Le premier chapitre indonésien de l'ouvrage est un modèle du genre : les pages consacrées aux instituteurs javanais des années 40, pris entre madrasa et école pour cadres hollandaise, le portrait de cet ingénieur aéronautique, emprisonné pour islamisme sous Soekarno et devenu vingt ans plus tard le conseiller du prince, la promenade solitaire dans les ruines de Borodudur, le plus beau site bouddhiste d'Asie, laissé à l'abandon de la jungle par un peuple dont les références et les lieux saints se trouvent désormais dans le Hejaz, sont autant de pages magistrales, utiles pour la compréhension du monde contemporain certes, pour le plaisir littéraire que prodigue cette prose si précise, aussi.

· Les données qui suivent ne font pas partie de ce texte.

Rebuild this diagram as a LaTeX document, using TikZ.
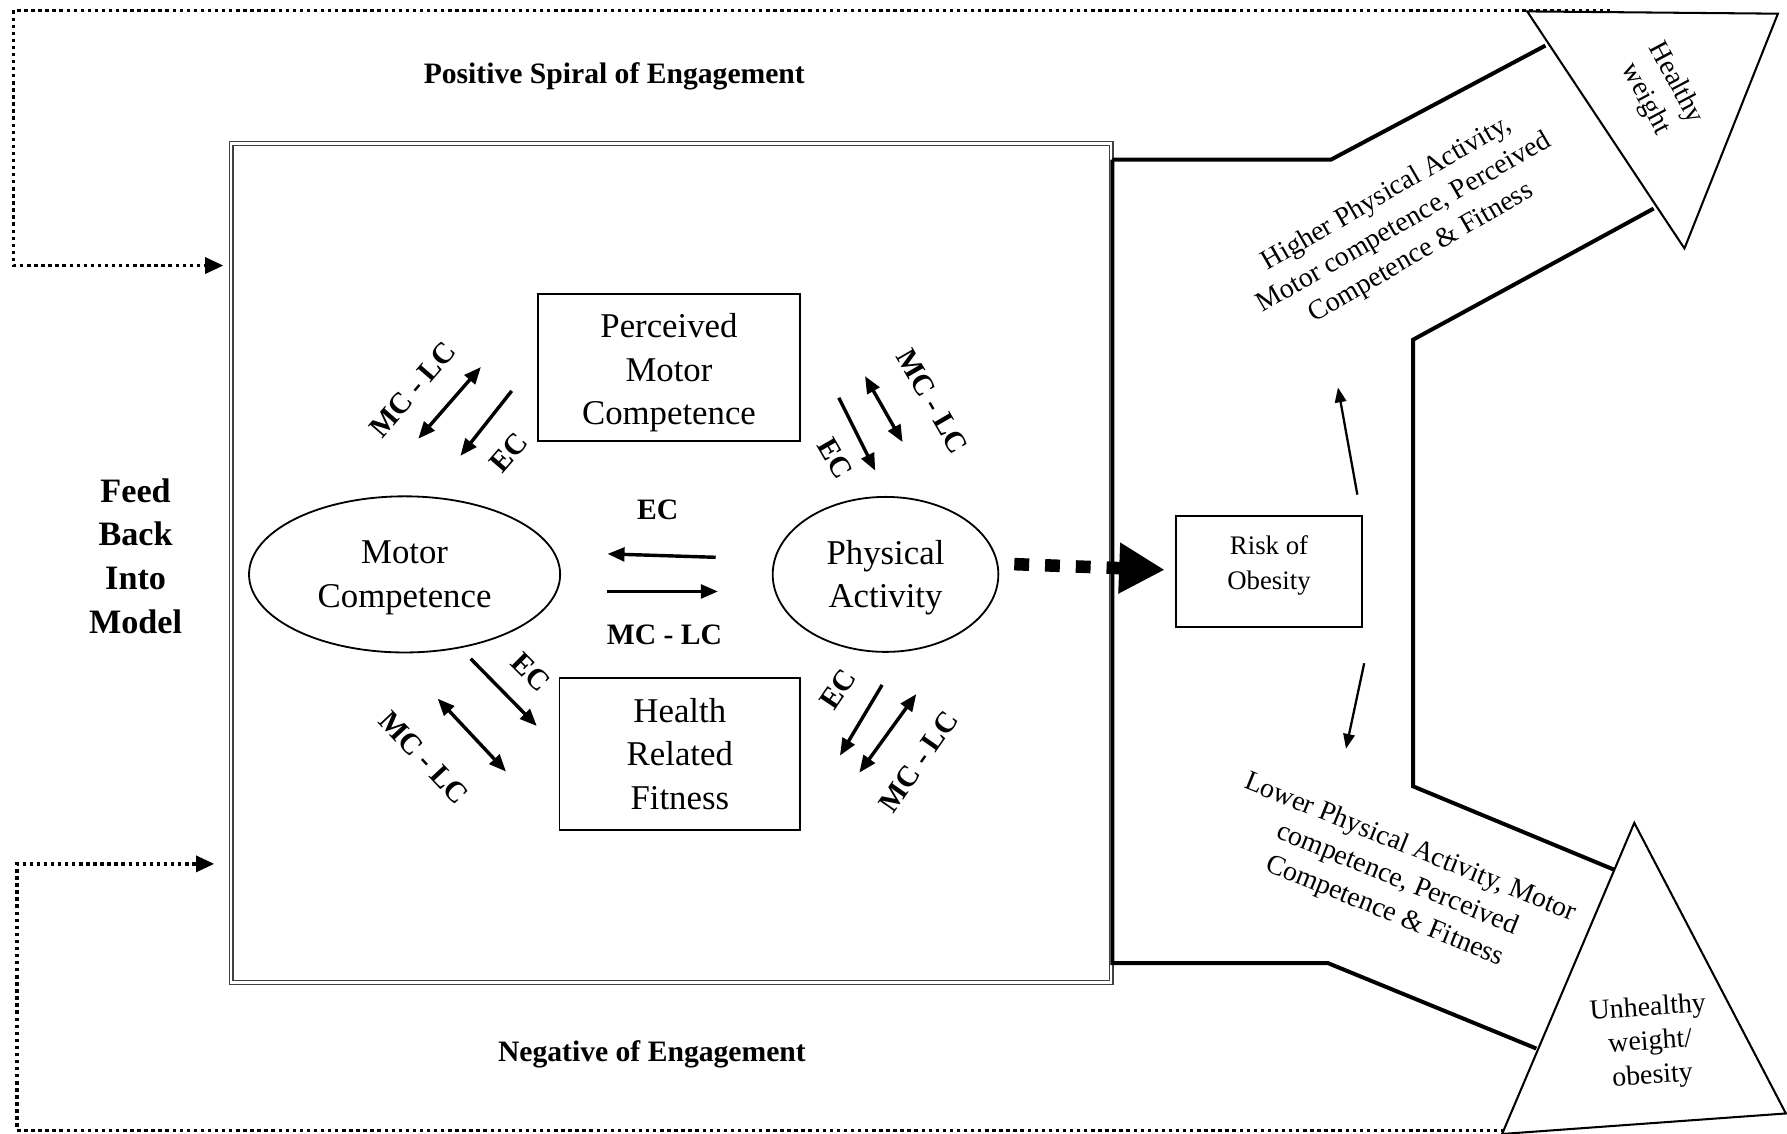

En Angleterre, le livre avait été critiqué pour son manque évident de sympathie à l'égard de l'objet étudié. Mais il s'agit là d'une erreur de perspective. Tout citoyen britannique, prix Nobel et anobli par la reine qu'il était, Naipaul demeurait avant tout un décolonisé - et non un citoyen du monde qui aimerait à louer la diversité luxuriante de celui-ci. Le regard qu'il a porté sur l'Inde ou les Caraïbes était tout autant désabusé. Rebuté par la pauvreté culturelle et patrimoniale de ses Antilles natales, déconcerté par la réalité misérable d'une Inde que sa mémoire familiale avait magnifiée, ne trouvant pas sa place dans l'Angleterre cloisonnée où sa posture d'immigré patricien suscite l'hostilité des uns et des autres, Naipaul a fui ses trois patries pour parcourir le monde, considérant en bon hindou chacune de ses nouvelles migrations comme une nouvelle naissance. Mais une naissance solitaire, sans terroir où s'incarner, sans communauté où s'enraciner. Reste la littérature, comme seul compagnon dans cette quête sans dessein.